The food delivery service ceased operations in Canada in May amid COVID-19

Foodora Canada couriers to receive $3.46 million settlement for job losses

Food delivery service workers have won a $3.46 million settlement in relation to Foodora Canada’s closure during the COVID-19 pandemic.

On Feb. 3, Foodora Canada announced that it intended to make a proposal under the Bankruptcy and Insolvency Act, RSC 1985, c B-3, which it then followed through with filing a notice of intention to make such a proposal on Apr. 27. The company finally ceased its operations two weeks later on May 11.

On July 8, Koskie Minsky LLP became the representative counsel for over 2,000 Foodora Canada couriers who were actively providing services as of Feb. 3, who were not members of the Canadian Union of Postal Workers and whose employment was terminated as a result of the cessation of operations.

Koskie Minsky announced the settlement in a news release dated Aug. 26. Under the terms of the settlement between the couriers, Foodora Inc. and Delivery Hero SE, which is Foodora’s Germany-based parent company, the parent company will compensate the couriers for the terminated contracts resulting from Foodora’s abrupt exit from the Canadian market.
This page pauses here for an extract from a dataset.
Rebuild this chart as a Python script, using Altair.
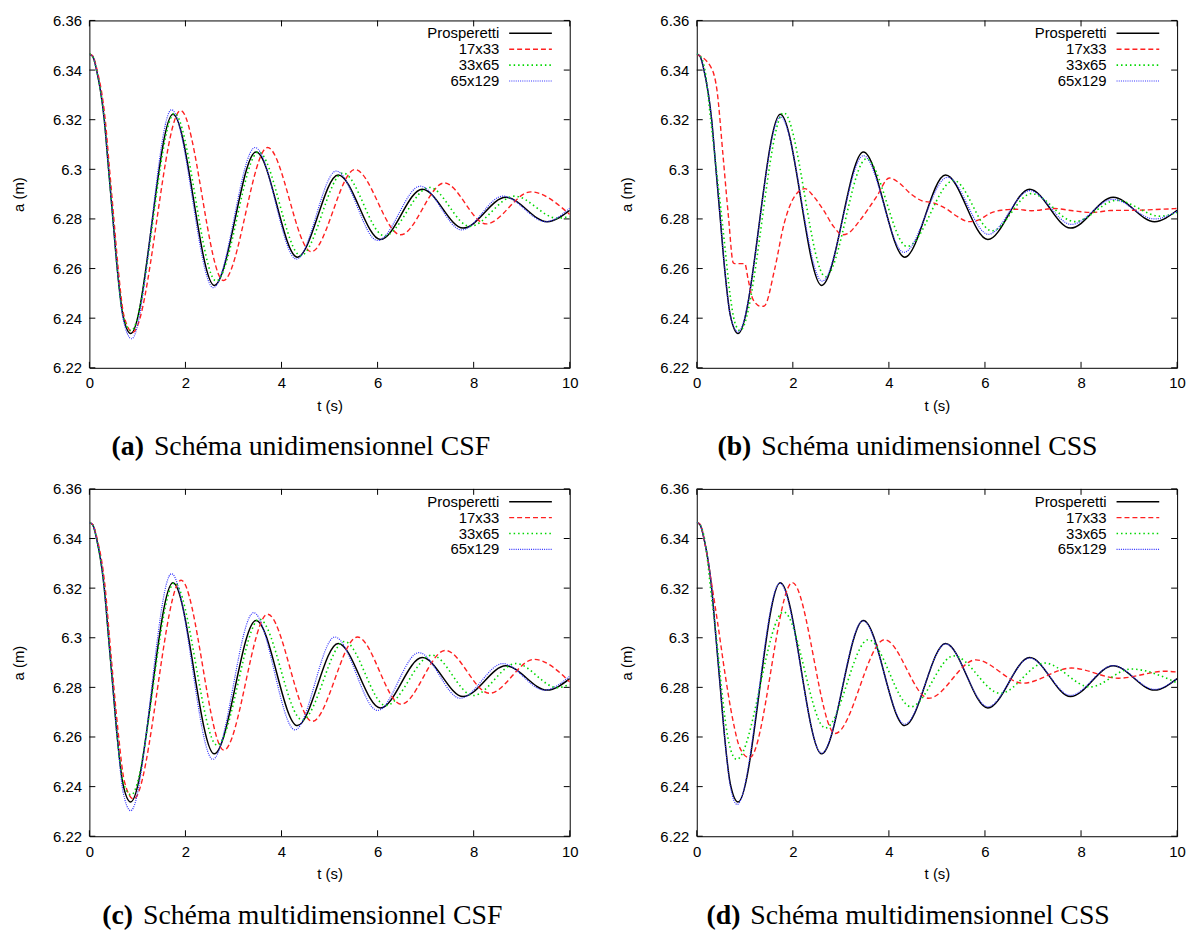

The settlement likewise wraps up the labour matters pending between the union, Foodora Canada and the parent company.

Foodora had taken the legal position that, because it had given two weeks of working notice, it did not owe any other amounts to the couriers, while Koskie Minsky contended that the company’s proposal would not treat the couriers as creditors and consequently would not automatically compensate them for their job losses.

Andrew Hatnay, partner at Koskie Minsky, said that the settlement would significantly benefit the couriers who had lost their primary source of income in the context of the COVID-19 crisis and its economic impacts.

“The result achieved in this case also illustrates the importance of the courts appointing Representative Counsel to vulnerable groups, such as workers in the gig economy, who find themselves without the ability to advocate for themselves or the means to retain counsel to represent them in corporate insolvency proceedings,” Hatnay said in the firm’s news release announcing the settlement.